Problem to work on: Skip the pictures and repeat each line of the data exactly.

━━━━━━━━━━━━━━━━

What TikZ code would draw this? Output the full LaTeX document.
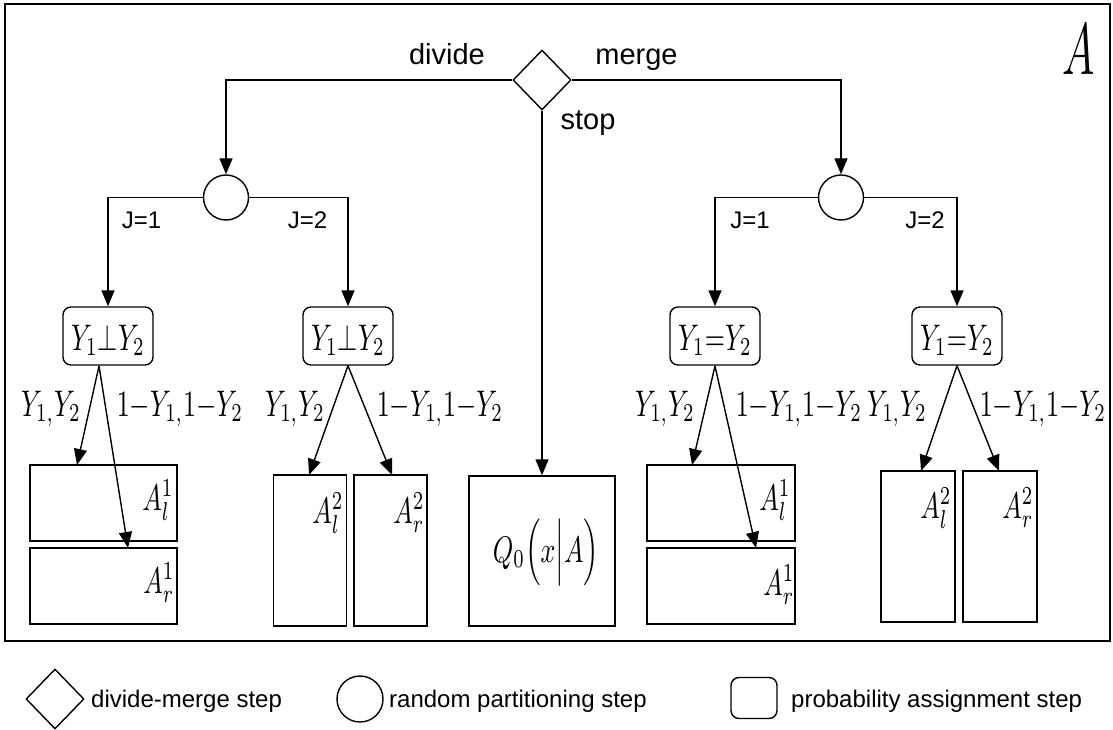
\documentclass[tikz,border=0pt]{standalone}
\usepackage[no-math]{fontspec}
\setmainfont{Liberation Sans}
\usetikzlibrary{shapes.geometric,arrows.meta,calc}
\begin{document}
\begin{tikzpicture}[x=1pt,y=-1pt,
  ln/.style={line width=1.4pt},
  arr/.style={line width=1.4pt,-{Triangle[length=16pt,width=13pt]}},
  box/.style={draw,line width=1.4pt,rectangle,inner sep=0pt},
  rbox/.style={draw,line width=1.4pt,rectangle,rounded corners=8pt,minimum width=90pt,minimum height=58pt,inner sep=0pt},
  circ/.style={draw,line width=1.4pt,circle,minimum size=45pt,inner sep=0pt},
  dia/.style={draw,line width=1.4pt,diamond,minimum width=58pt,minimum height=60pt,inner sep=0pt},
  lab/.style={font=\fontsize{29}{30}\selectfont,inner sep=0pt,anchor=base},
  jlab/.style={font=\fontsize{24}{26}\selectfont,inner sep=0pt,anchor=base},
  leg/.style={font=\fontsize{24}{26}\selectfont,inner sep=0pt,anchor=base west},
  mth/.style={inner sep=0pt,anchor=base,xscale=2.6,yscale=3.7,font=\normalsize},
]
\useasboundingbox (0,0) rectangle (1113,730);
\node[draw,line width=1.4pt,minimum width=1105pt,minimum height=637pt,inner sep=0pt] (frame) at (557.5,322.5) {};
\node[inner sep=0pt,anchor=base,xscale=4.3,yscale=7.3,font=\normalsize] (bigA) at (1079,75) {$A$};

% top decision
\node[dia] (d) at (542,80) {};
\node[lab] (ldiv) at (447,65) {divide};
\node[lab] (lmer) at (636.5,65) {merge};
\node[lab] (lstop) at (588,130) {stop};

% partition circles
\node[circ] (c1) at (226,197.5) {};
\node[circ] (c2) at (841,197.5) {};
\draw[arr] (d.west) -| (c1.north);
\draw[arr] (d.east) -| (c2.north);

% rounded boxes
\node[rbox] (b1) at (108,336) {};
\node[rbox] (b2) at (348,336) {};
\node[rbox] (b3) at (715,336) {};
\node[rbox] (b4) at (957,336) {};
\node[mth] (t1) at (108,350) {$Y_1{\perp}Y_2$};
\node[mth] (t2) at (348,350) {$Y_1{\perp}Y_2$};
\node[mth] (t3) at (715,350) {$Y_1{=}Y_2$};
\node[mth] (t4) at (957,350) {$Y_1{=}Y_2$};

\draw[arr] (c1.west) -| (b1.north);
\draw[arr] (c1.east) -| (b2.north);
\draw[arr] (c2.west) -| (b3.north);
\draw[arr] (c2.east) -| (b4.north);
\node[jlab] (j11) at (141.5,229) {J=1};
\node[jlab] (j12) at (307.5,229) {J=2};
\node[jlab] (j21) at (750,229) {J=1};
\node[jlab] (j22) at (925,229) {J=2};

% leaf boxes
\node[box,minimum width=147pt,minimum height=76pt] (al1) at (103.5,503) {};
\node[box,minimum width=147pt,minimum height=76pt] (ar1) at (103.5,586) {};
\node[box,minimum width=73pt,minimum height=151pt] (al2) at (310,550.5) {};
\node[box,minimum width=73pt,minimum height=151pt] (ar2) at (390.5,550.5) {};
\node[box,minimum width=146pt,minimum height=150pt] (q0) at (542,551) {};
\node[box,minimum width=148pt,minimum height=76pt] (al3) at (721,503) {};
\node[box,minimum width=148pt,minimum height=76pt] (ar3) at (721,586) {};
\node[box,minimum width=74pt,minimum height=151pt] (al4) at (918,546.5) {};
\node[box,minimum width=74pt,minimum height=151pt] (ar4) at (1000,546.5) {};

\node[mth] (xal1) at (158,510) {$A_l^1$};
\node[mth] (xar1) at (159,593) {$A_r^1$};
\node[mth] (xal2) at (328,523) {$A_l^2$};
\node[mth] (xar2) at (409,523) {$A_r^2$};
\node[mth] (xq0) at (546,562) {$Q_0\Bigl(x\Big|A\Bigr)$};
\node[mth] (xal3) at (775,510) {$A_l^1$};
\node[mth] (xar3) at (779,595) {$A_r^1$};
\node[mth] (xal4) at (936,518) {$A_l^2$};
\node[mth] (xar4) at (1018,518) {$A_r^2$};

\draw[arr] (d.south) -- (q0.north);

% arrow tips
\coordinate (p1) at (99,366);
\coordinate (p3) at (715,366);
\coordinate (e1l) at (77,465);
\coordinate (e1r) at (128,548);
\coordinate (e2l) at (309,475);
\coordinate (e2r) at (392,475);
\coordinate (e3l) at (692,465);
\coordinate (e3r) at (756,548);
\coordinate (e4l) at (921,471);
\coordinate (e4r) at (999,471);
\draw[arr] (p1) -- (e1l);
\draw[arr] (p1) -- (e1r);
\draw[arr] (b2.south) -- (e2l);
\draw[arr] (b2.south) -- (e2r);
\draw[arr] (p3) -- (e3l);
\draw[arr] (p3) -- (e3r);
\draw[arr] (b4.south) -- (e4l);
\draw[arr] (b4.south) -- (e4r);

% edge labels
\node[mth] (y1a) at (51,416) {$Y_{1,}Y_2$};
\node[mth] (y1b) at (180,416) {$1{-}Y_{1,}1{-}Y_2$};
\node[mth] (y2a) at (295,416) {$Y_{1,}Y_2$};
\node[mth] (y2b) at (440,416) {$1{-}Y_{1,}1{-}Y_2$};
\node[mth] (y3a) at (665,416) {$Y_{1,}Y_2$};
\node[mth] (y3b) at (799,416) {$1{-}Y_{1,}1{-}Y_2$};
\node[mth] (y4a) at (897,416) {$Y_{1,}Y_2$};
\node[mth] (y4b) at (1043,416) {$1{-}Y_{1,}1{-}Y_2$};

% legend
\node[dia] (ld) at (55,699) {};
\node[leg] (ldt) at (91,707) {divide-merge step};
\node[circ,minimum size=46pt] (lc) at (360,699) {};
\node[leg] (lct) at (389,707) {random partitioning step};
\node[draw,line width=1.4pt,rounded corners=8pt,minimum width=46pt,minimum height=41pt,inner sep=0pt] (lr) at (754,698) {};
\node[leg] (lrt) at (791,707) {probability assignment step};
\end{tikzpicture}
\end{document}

━━━━━━━━━━━━━━━━

Complete output:
What TikZ code would draw this? Output the full LaTeX document.
\documentclass[tikz,border=0pt]{standalone}
\usepackage[no-math]{fontspec}
\setmainfont{Liberation Sans}
\usetikzlibrary{shapes.geometric,arrows.meta,calc}
\begin{document}
\begin{tikzpicture}[x=1pt,y=-1pt,
  ln/.style={line width=1.4pt},
  arr/.style={line width=1.4pt,-{Triangle[length=16pt,width=13pt]}},
  box/.style={draw,line width=1.4pt,rectangle,inner sep=0pt},
  rbox/.style={draw,line width=1.4pt,rectangle,rounded corners=8pt,minimum width=90pt,minimum height=58pt,inner sep=0pt},
  circ/.style={draw,line width=1.4pt,circle,minimum size=45pt,inner sep=0pt},
  dia/.style={draw,line width=1.4pt,diamond,minimum width=58pt,minimum height=60pt,inner sep=0pt},
  lab/.style={font=\fontsize{29}{30}\selectfont,inner sep=0pt,anchor=base},
  jlab/.style={font=\fontsize{24}{26}\selectfont,inner sep=0pt,anchor=base},
  leg/.style={font=\fontsize{24}{26}\selectfont,inner sep=0pt,anchor=base west},
  mth/.style={inner sep=0pt,anchor=base,xscale=2.6,yscale=3.7,font=\normalsize},
]
\useasboundingbox (0,0) rectangle (1113,730);
\node[draw,line width=1.4pt,minimum width=1105pt,minimum height=637pt,inner sep=0pt] (frame) at (557.5,322.5) {};
\node[inner sep=0pt,anchor=base,xscale=4.3,yscale=7.3,font=\normalsize] (bigA) at (1079,75) {$A$};

% top decision
\node[dia] (d) at (542,80) {};
\node[lab] (ldiv) at (447,65) {divide};
\node[lab] (lmer) at (636.5,65) {merge};
\node[lab] (lstop) at (588,130) {stop};

% partition circles
\node[circ] (c1) at (226,197.5) {};
\node[circ] (c2) at (841,197.5) {};
\draw[arr] (d.west) -| (c1.north);
\draw[arr] (d.east) -| (c2.north);

% rounded boxes
\node[rbox] (b1) at (108,336) {};
\node[rbox] (b2) at (348,336) {};
\node[rbox] (b3) at (715,336) {};
\node[rbox] (b4) at (957,336) {};
\node[mth] (t1) at (108,350) {$Y_1{\perp}Y_2$};
\node[mth] (t2) at (348,350) {$Y_1{\perp}Y_2$};
\node[mth] (t3) at (715,350) {$Y_1{=}Y_2$};
\node[mth] (t4) at (957,350) {$Y_1{=}Y_2$};

\draw[arr] (c1.west) -| (b1.north);
\draw[arr] (c1.east) -| (b2.north);
\draw[arr] (c2.west) -| (b3.north);
\draw[arr] (c2.east) -| (b4.north);
\node[jlab] (j11) at (141.5,229) {J=1};
\node[jlab] (j12) at (307.5,229) {J=2};
\node[jlab] (j21) at (750,229) {J=1};
\node[jlab] (j22) at (925,229) {J=2};

% leaf boxes
\node[box,minimum width=147pt,minimum height=76pt] (al1) at (103.5,503) {};
\node[box,minimum width=147pt,minimum height=76pt] (ar1) at (103.5,586) {};
\node[box,minimum width=73pt,minimum height=151pt] (al2) at (310,550.5) {};
\node[box,minimum width=73pt,minimum height=151pt] (ar2) at (390.5,550.5) {};
\node[box,minimum width=146pt,minimum height=150pt] (q0) at (542,551) {};
\node[box,minimum width=148pt,minimum height=76pt] (al3) at (721,503) {};
\node[box,minimum width=148pt,minimum height=76pt] (ar3) at (721,586) {};
\node[box,minimum width=74pt,minimum height=151pt] (al4) at (918,546.5) {};
\node[box,minimum width=74pt,minimum height=151pt] (ar4) at (1000,546.5) {};

\node[mth] (xal1) at (158,510) {$A_l^1$};
\node[mth] (xar1) at (159,593) {$A_r^1$};
\node[mth] (xal2) at (328,523) {$A_l^2$};
\node[mth] (xar2) at (409,523) {$A_r^2$};
\node[mth] (xq0) at (546,562) {$Q_0\Bigl(x\Big|A\Bigr)$};
\node[mth] (xal3) at (775,510) {$A_l^1$};
\node[mth] (xar3) at (779,595) {$A_r^1$};
\node[mth] (xal4) at (936,518) {$A_l^2$};
\node[mth] (xar4) at (1018,518) {$A_r^2$};

\draw[arr] (d.south) -- (q0.north);

% arrow tips
\coordinate (p1) at (99,366);
\coordinate (p3) at (715,366);
\coordinate (e1l) at (77,465);
\coordinate (e1r) at (128,548);
\coordinate (e2l) at (309,475);
\coordinate (e2r) at (392,475);
\coordinate (e3l) at (692,465);
\coordinate (e3r) at (756,548);
\coordinate (e4l) at (921,471);
\coordinate (e4r) at (999,471);
\draw[arr] (p1) -- (e1l);
\draw[arr] (p1) -- (e1r);
\draw[arr] (b2.south) -- (e2l);
\draw[arr] (b2.south) -- (e2r);
\draw[arr] (p3) -- (e3l);
\draw[arr] (p3) -- (e3r);
\draw[arr] (b4.south) -- (e4l);
\draw[arr] (b4.south) -- (e4r);

% edge labels
\node[mth] (y1a) at (51,416) {$Y_{1,}Y_2$};
\node[mth] (y1b) at (180,416) {$1{-}Y_{1,}1{-}Y_2$};
\node[mth] (y2a) at (295,416) {$Y_{1,}Y_2$};
\node[mth] (y2b) at (440,416) {$1{-}Y_{1,}1{-}Y_2$};
\node[mth] (y3a) at (665,416) {$Y_{1,}Y_2$};
\node[mth] (y3b) at (799,416) {$1{-}Y_{1,}1{-}Y_2$};
\node[mth] (y4a) at (897,416) {$Y_{1,}Y_2$};
\node[mth] (y4b) at (1043,416) {$1{-}Y_{1,}1{-}Y_2$};

% legend
\node[dia] (ld) at (55,699) {};
\node[leg] (ldt) at (91,707) {divide-merge step};
\node[circ,minimum size=46pt] (lc) at (360,699) {};
\node[leg] (lct) at (389,707) {random partitioning step};
\node[draw,line width=1.4pt,rounded corners=8pt,minimum width=46pt,minimum height=41pt,inner sep=0pt] (lr) at (754,698) {};
\node[leg] (lrt) at (791,707) {probability assignment step};
\end{tikzpicture}
\end{document}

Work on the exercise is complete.